The Legislature recently highlighted this issue when it added language to the Board of Appeals statute, 30-A M.R.S. § 2691, which reads as follows:
Absent an express provision in a charter or ordinance that certain decisions of its code enforcement officer or board of appeals are only advisory or may not be appealed, a notice of violation or an enforcement order by a code enforcement officer under a land use ordinance is reviewable on appeal by the board of appeals and in turn by the Superior Court under the Maine Rules of Civil Procedure, Rule 80B.
It is now clear that by default, enforcement orders may be appealed. If that is not your municipality’s intention, ordinances should be amended ASAP to clearly state that there is no jurisdiction to allow such appeals.

One positive thing to note is that at least one court has refused to read the new language so broadly as to allow appeal of a CEO’s failure to find a violation. In Rappos v. Town of York, AP-16-34, abutters submitted a complaint against their neighbor and then appealed the CEO’s decision not to take action on that complaint. The Court held that neither the Zoning Board of Appeals nor the Court had jurisdiction to issue a binding order on the appeal.

Superior Court Clarifies Grandfathered Status of Non-conforming Structures

Tuesday, March 6, 2018

Maine’s Superior Court recently issued a decision that provides clarification on the grandfathered status of non-conforming structures and, more specifically, the circumstances under which that status may be lost. 
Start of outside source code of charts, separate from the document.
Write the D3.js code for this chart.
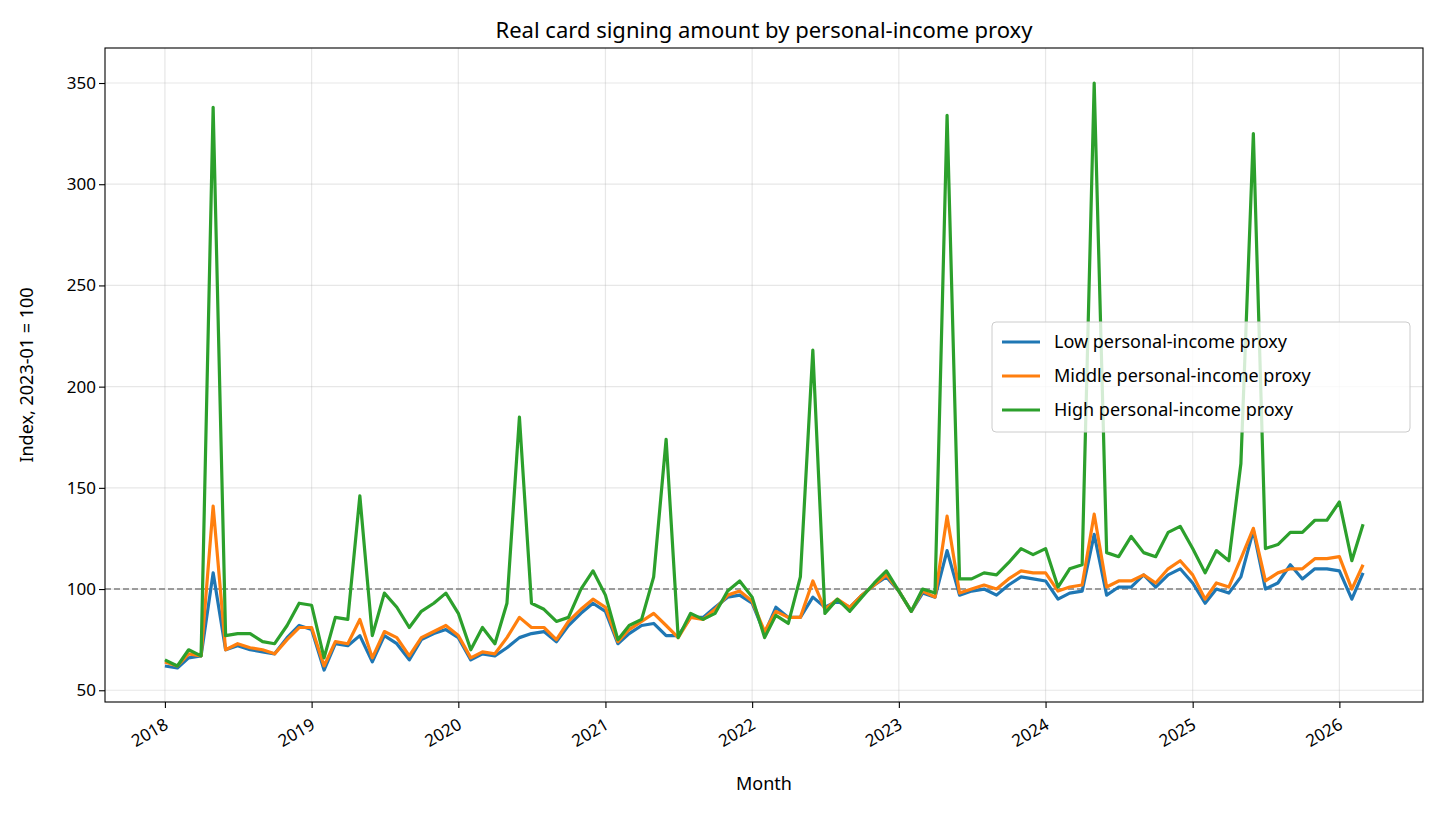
<!DOCTYPE html>
<html>
<head>
<meta charset="utf-8">
<script src="https://cdn.jsdelivr.net/npm/d3@7"></script>
<style>
  body { margin: 0; background: #fff; }
  text { font-family: "Noto Sans", "DejaVu Sans", sans-serif; fill: #000; }
</style>
</head>
<body>
<svg id="chart" width="1439" height="813"></svg>
<script>
  var lowSeries = [
    62, 61, 66, 67, 108, 70, 72, 70, 69, 68, 76, 82,
    80, 60, 73, 72, 77, 64, 77, 73, 65, 75, 78, 80,
    76, 65, 68, 67, 71, 76, 78, 79, 74, 82, 88, 93,
    89, 73, 78, 82, 83, 77, 77, 86, 86, 91, 96, 97,
    93, 78, 91, 86, 86, 96, 91, 94, 91, 97, 102, 106,
    99, 89, 98, 96, 119, 97, 99, 100, 97, 102, 106, 105,
    104, 95, 98, 99, 127, 97, 101, 101, 107, 101, 107, 110,
    103, 93, 100, 98, 106, 129, 100, 103, 112, 105, 110, 110,
    109, 95, 108
  ];
  var middleSeries = [
    64, 62, 68, 67, 141, 70, 73, 71, 70, 68, 75, 81,
    81, 62, 74, 73, 85, 66, 79, 76, 67, 76, 79, 82,
    77, 66, 69, 68, 76, 86, 81, 81, 75, 84, 90, 95,
    91, 74, 80, 84, 88, 82, 76, 86, 85, 90, 97, 99,
    94, 79, 89, 86, 86, 104, 90, 95, 91, 97, 102, 107,
    99, 89, 99, 96, 136, 98, 100, 102, 100, 105, 109, 108,
    108, 99, 101, 102, 137, 101, 104, 104, 107, 103, 110, 114,
    107, 95, 103, 101, 115, 130, 104, 108, 110, 110, 115, 115,
    116, 100, 112
  ];
  var highSeries = [
    65, 62, 70, 67, 338, 77, 78, 78, 74, 73, 82, 93,
    92, 66, 86, 85, 146, 77, 98, 91, 81, 89, 93, 98,
    88, 70, 81, 73, 93, 185, 93, 90, 84, 86, 100, 109,
    97, 75, 82, 85, 106, 174, 76, 88, 85, 88, 99, 104,
    96, 76, 87, 83, 106, 218, 88, 95, 89, 96, 103, 109,
    99, 89, 100, 98, 334, 105, 105, 108, 107, 113, 120, 117,
    120, 101, 110, 112, 350, 118, 116, 126, 118, 116, 128, 131,
    120, 108, 119, 114, 162, 325, 120, 122, 128, 128, 134, 134,
    143, 114, 132
  ];
  var seriesNames = ["Low personal-income proxy", "Middle personal-income proxy", "High personal-income proxy"];
  var seriesColors = ["#1f77b4", "#ff7f0e", "#2ca02c"];
  var yTicks = [50, 100, 150, 200, 250, 300, 350];
  var xTickYears = [2018, 2019, 2020, 2021, 2022, 2023, 2024, 2025, 2026];

  (function(){
    var months = lowSeries.map(function(d, i){ return new Date(2018, i, 1); });
    var allSeries = [lowSeries, middleSeries, highSeries];

    var svg = d3.select("#chart");
    var pLeft = 105, pRight = 1423, pTop = 48, pBottom = 702;

    var span = months[months.length - 1] - months[0];
    var x = d3.scaleTime()
      .domain([new Date(+months[0] - span * 0.05), new Date(+months[months.length - 1] + span * 0.05)])
      .range([pLeft, pRight]);
    var y = d3.scaleLinear().domain([44.2, 367.3]).range([pBottom, pTop]);

    // grid
    var g = svg.append("g");
    g.selectAll(".gx").data(xTickYears).enter().append("line")
      .attr("x1", function(d){ return x(new Date(d, 0, 1)); })
      .attr("x2", function(d){ return x(new Date(d, 0, 1)); })
      .attr("y1", pTop).attr("y2", pBottom)
      .attr("stroke", "#b0b0b0").attr("stroke-opacity", 0.3).attr("stroke-width", 1.2);
    g.selectAll(".gy").data(yTicks).enter().append("line")
      .attr("x1", pLeft).attr("x2", pRight)
      .attr("y1", function(d){ return y(d); }).attr("y2", function(d){ return y(d); })
      .attr("stroke", "#b0b0b0").attr("stroke-opacity", 0.3).attr("stroke-width", 1.2);

    // reference line
    svg.append("line")
      .attr("x1", pLeft).attr("x2", pRight).attr("y1", y(100)).attr("y2", y(100))
      .attr("stroke", "#808080").attr("stroke-width", 1.5).attr("stroke-dasharray", "6,3");

    var line = d3.line()
      .x(function(d, i){ return x(months[i]); })
      .y(function(d){ return y(d); });

    allSeries.forEach(function(s, k){
      svg.append("path").datum(s)
        .attr("d", line)
        .attr("fill", "none")
        .attr("stroke", seriesColors[k])
        .attr("stroke-width", 3.2)
        .attr("stroke-linejoin", "round");
    });

    // axes
    var xAxis = svg.append("g").attr("transform", "translate(0," + pBottom + ")")
      .call(d3.axisBottom(x).tickValues(xTickYears.map(function(d){ return new Date(d, 0, 1); }))
        .tickFormat(d3.timeFormat("%Y")).tickSizeOuter(0).tickSize(6));
    xAxis.selectAll("text")
      .attr("font-size", 17)
      .attr("text-anchor", "end")
      .attr("dy", null).attr("y", 0)
      .attr("transform", "translate(4,26) rotate(-30)");

    var yAxis = svg.append("g").attr("transform", "translate(" + pLeft + ",0)")
      .call(d3.axisLeft(y).tickValues(yTicks).tickSizeOuter(0).tickSize(6));
    yAxis.selectAll("text").attr("font-size", 17);
    svg.selectAll(".domain").remove();
    svg.selectAll(".tick line").attr("stroke", "#000").attr("stroke-width", 1.1);

    svg.append("rect")
      .attr("x", pLeft).attr("y", pTop).attr("width", pRight - pLeft).attr("height", pBottom - pTop)
      .attr("fill", "none").attr("stroke", "#000").attr("stroke-width", 1.1);

    // labels
    svg.append("text").attr("x", (pLeft + pRight) / 2).attr("y", 38)
      .attr("text-anchor", "middle").attr("font-size", 22).text("Real card signing amount by personal-income proxy");
    svg.append("text").attr("x", (pLeft + pRight) / 2).attr("y", 790)
      .attr("text-anchor", "middle").attr("font-size", 18).text("Month");
    svg.append("text").attr("transform", "translate(33," + ((pTop + pBottom) / 2) + ") rotate(-90)")
      .attr("text-anchor", "middle").attr("font-size", 18).text("Index, 2023-01 = 100");

    // legend
    var lg = svg.append("g").attr("transform", "translate(992,322)");
    lg.append("rect").attr("width", 418).attr("height", 110).attr("rx", 4)
      .attr("fill", "#fff").attr("fill-opacity", 0.8).attr("stroke", "#ccc");
    seriesNames.forEach(function(n, k){
      var yy = 20 + k * 34;
      lg.append("line").attr("x1", 10).attr("x2", 48).attr("y1", yy).attr("y2", yy)
        .attr("stroke", seriesColors[k]).attr("stroke-width", 3.2);
      lg.append("text").attr("x", 62).attr("y", yy + 6).attr("font-size", 18).text(n);
    });
  })();
</script>
</body>
</html>
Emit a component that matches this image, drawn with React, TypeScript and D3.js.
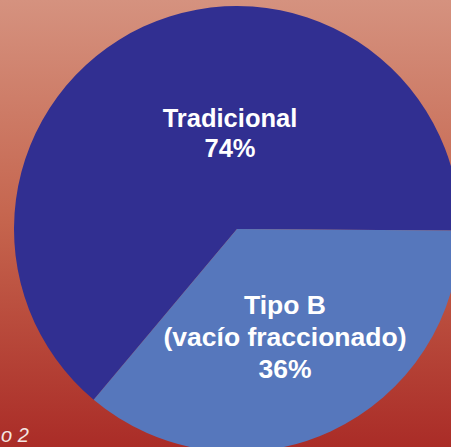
import React from "react";
import * as d3 from "d3";

const categories = ["Tradicional", "Tipo B"];
const values = [64, 36];
const labelLines = [["Tradicional", "74%"], ["Tipo B", "(vacío fraccionado)", "36%"]];
const colors = ["#312F91", "#5677BC"];
const footnote = "o 2";

const W = 451;
const H = 447;

export default function App() {
  const cx = 237;
  const cy = 229;
  const r = 223;
  const pie = d3
    .pie<number>()
    .sort(null)
    .startAngle((220 * Math.PI) / 180)
    .endAngle((580 * Math.PI) / 180);
  const arcs = pie(values);
  const arc = d3.arc<d3.PieArcDatum<number>>().innerRadius(0).outerRadius(r);
  const labelPos = [
    { x: 230, y: 127 },
    { x: 285, y: 314 },
  ];
  const lineH = [30, 32];
  const fontSizes = [25.5, 26.5];
  return (
    <svg
      width={W}
      height={H}
      style={{ position: "absolute", left: 0, top: 0, display: "block" }}
      fontFamily="'Liberation Sans', Arial, Helvetica, sans-serif"
    >
      <defs>
        <linearGradient id="bg" x1="0" y1="0" x2="0" y2="1">
          <stop offset="0" stopColor="#D5927F" />
          <stop offset="0.5" stopColor="#C5644D" />
          <stop offset="1" stopColor="#AA2C27" />
        </linearGradient>
      </defs>
      <rect x={0} y={0} width={W} height={H} fill="url(#bg)" />
      <g transform={`translate(${cx},${cy})`}>
        {arcs.map((a, i) => (
          <path key={categories[i]} d={arc(a) || ""} fill={colors[i]} />
        ))}
      </g>
      {labelLines.map((lines, i) => (
        <text
          key={categories[i]}
          x={labelPos[i].x}
          y={labelPos[i].y}
          textAnchor="middle"
          fill="#FFFFFF"
          fontWeight="bold"
          fontSize={fontSizes[i]}
        >
          {lines.map((l, j) => (
            <tspan key={j} x={labelPos[i].x} y={labelPos[i].y + j * lineH[i]}>
              {l}
            </tspan>
          ))}
        </text>
      ))}
      <text x={1} y={442} fill="#F4E6E2" fontStyle="italic" fontSize={20} fontWeight={300}>
        {footnote}
      </text>
    </svg>
  );
}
At issue in Plourde v. Town of Casco was the non-conforming status of a dock. In 2005, the town had issued a building permit for a dock to a family that owned property in a subdivision. The permit identified the family’s lot as the relevant lot associated with the permit. In 2016, the plaintiffs, who also owned property in the subdivision, purchased the dock from the family. The family then sold their lot separately to a new owner. After the new owner filed a complaint with the town regarding the dock, the code enforcement officer (CEO) conducted an inspection. Unable to determine who owned the dock, the CEO issued a notice of violation ordering the removal of the dock and invalidating its permit. Among other violations, the CEO cited the width of the dock and fact that the permit for the dock had been issued to the prior owner of the lot. After receiving notice of the violation, the plaintiffs filed an application seeking to construct a new temporary dock in the same location as the former dock. Ultimately, the town’s Zoning Board of Appeals (ZBA) denied the building permit, finding that the plaintiffs’ application was for a new dock and not a grandfathered replacement dock, and that the dock was located in a beach area in violation of the town’s ordinance. 

On appeal, the plaintiffs argued that it is structures that are grandfathered, not owners, and so the dock and its location were grandfathered regardless of any ownership interest in the lot formerly associated with the dock. The Superior Court disagreed, however, pointing out that the rights conferred by a building permit attach to the land. Here, the 2005 building permit made the dock appurtenant to a specific lot. The court explained that although a change in ownership in the lot would not affect the non-conforming status of any appurtenant structure, that status may not be separated from the lot and sold in a transaction independent from a sale of the lot. Consequently, when the plaintiffs purchased the dock in an independent transaction, “they did not validly obtain any right or privilege to place the dock in its current location and never obtained any non-conforming status associated with the dock’s location.” As a result, the court found that the town’s ZBA appropriately denied the plaintiffs’ application for a building permit where the application was for a new dock and not a replacement for a grandfathered non-conforming dock.